>> Start Supplied data

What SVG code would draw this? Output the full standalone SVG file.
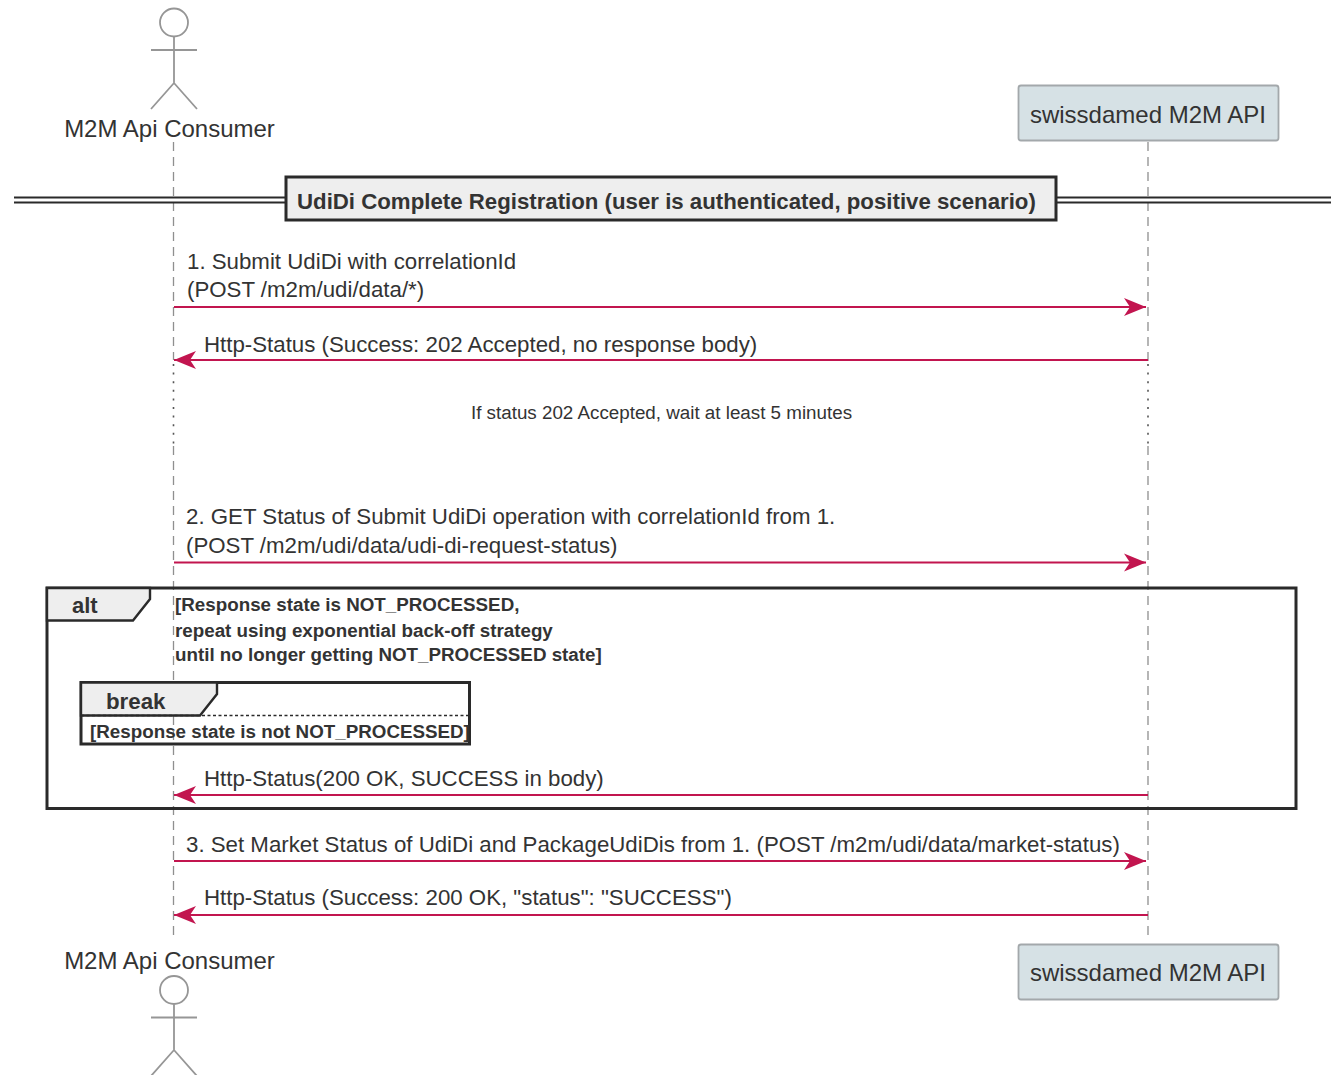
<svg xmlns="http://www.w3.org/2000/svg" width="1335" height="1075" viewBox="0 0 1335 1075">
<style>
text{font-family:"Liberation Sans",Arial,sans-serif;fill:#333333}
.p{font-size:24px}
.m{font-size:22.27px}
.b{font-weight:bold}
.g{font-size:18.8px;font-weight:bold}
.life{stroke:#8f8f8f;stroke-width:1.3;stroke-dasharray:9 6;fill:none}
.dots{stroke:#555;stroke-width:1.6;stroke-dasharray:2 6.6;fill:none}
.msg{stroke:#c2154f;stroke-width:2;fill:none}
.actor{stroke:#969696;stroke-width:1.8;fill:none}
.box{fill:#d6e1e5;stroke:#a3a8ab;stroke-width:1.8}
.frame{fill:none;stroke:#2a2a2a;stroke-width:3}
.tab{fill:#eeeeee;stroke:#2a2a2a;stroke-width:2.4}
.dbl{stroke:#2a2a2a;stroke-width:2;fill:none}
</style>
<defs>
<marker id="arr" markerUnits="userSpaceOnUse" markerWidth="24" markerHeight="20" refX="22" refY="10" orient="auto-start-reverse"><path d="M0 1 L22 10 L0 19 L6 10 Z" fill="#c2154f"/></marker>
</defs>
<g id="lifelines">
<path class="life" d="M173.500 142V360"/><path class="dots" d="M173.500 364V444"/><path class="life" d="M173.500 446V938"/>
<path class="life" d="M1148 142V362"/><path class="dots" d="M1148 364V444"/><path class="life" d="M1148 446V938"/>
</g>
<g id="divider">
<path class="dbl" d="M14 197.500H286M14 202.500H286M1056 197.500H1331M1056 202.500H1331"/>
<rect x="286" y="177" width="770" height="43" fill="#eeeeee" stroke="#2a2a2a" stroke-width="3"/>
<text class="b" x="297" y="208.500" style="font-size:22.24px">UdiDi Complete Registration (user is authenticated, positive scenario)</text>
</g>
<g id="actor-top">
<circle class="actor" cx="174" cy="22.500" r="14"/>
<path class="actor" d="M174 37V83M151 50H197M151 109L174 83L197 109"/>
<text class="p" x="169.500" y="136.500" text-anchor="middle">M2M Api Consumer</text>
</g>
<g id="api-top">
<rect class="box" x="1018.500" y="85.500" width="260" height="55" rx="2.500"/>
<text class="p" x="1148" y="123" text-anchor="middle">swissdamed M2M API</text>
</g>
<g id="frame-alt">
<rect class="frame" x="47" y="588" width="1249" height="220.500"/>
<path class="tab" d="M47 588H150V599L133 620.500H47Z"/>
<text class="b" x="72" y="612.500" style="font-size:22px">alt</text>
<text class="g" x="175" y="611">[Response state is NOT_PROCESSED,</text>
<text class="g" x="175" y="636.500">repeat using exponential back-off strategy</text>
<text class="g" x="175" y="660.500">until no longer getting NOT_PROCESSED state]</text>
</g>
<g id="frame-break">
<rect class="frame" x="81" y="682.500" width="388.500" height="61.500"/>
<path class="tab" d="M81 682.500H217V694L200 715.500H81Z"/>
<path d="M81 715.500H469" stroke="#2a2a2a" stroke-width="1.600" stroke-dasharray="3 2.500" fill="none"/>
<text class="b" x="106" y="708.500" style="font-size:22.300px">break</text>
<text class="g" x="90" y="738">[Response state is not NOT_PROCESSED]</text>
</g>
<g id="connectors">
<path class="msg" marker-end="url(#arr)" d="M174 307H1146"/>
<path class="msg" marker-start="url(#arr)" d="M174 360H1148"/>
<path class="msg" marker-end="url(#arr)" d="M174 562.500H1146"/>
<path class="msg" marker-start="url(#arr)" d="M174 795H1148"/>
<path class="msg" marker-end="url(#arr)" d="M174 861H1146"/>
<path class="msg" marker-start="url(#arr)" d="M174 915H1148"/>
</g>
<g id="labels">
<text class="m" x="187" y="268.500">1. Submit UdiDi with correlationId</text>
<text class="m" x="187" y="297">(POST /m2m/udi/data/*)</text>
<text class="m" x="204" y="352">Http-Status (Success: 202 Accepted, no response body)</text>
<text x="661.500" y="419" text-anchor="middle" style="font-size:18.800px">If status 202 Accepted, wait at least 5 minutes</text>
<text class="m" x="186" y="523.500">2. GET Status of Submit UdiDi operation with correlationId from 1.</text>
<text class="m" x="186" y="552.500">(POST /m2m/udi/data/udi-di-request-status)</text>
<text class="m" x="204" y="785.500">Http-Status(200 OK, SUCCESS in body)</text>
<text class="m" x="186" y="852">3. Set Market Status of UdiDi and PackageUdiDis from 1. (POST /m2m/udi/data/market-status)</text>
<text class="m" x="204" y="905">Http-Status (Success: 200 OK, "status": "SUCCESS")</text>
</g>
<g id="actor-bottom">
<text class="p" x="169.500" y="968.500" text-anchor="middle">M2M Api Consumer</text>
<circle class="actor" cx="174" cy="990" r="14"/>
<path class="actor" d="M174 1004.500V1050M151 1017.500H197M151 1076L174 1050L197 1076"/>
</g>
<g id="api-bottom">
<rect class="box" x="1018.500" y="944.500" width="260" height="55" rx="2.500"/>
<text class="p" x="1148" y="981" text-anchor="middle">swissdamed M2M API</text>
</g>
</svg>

>> End Supplied data
>> Start Supplied data

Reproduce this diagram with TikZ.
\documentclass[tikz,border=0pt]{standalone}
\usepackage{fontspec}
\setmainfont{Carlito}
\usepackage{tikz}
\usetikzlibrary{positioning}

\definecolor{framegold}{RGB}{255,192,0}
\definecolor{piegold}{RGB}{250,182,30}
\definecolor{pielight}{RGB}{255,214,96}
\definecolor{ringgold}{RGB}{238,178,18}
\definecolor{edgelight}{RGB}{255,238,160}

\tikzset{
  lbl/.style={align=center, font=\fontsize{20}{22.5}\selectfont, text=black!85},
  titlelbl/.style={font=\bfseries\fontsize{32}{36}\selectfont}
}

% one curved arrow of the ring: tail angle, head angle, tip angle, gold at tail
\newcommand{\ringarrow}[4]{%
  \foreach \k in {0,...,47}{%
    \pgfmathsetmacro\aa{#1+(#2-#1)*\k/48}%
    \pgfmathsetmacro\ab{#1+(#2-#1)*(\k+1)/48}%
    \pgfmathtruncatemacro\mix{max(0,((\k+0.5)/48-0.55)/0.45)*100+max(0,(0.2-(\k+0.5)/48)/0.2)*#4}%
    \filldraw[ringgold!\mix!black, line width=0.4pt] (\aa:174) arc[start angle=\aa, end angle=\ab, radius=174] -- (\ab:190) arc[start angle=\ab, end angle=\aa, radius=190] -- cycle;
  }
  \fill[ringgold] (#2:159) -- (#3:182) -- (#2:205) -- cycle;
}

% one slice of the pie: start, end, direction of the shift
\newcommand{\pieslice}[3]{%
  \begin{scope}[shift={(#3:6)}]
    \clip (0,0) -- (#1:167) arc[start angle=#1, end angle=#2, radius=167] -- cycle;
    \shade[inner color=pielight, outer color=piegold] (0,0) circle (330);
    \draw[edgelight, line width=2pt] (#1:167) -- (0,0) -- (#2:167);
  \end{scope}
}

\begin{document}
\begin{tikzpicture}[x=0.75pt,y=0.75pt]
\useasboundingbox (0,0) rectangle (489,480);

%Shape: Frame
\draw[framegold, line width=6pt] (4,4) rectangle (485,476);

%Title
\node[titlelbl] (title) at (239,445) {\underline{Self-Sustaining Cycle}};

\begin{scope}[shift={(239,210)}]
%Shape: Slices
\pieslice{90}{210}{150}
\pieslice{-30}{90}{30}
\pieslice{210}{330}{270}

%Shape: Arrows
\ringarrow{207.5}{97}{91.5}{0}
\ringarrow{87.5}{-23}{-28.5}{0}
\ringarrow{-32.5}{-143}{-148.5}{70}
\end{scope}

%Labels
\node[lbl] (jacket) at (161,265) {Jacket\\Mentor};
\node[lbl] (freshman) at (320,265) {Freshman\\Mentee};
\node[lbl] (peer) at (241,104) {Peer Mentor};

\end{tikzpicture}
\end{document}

>> End Supplied data

◆ Task goal
Search the entries for the word "with", then gather every line that has it.

◆ Right answer
<text class="m" x="187" y="268.500">1. Submit UdiDi with correlationId</text>
<text class="m" x="186" y="523.500">2. GET Status of Submit UdiDi operation with correlationId from 1.</text>
Reproduce this diagram with TikZ.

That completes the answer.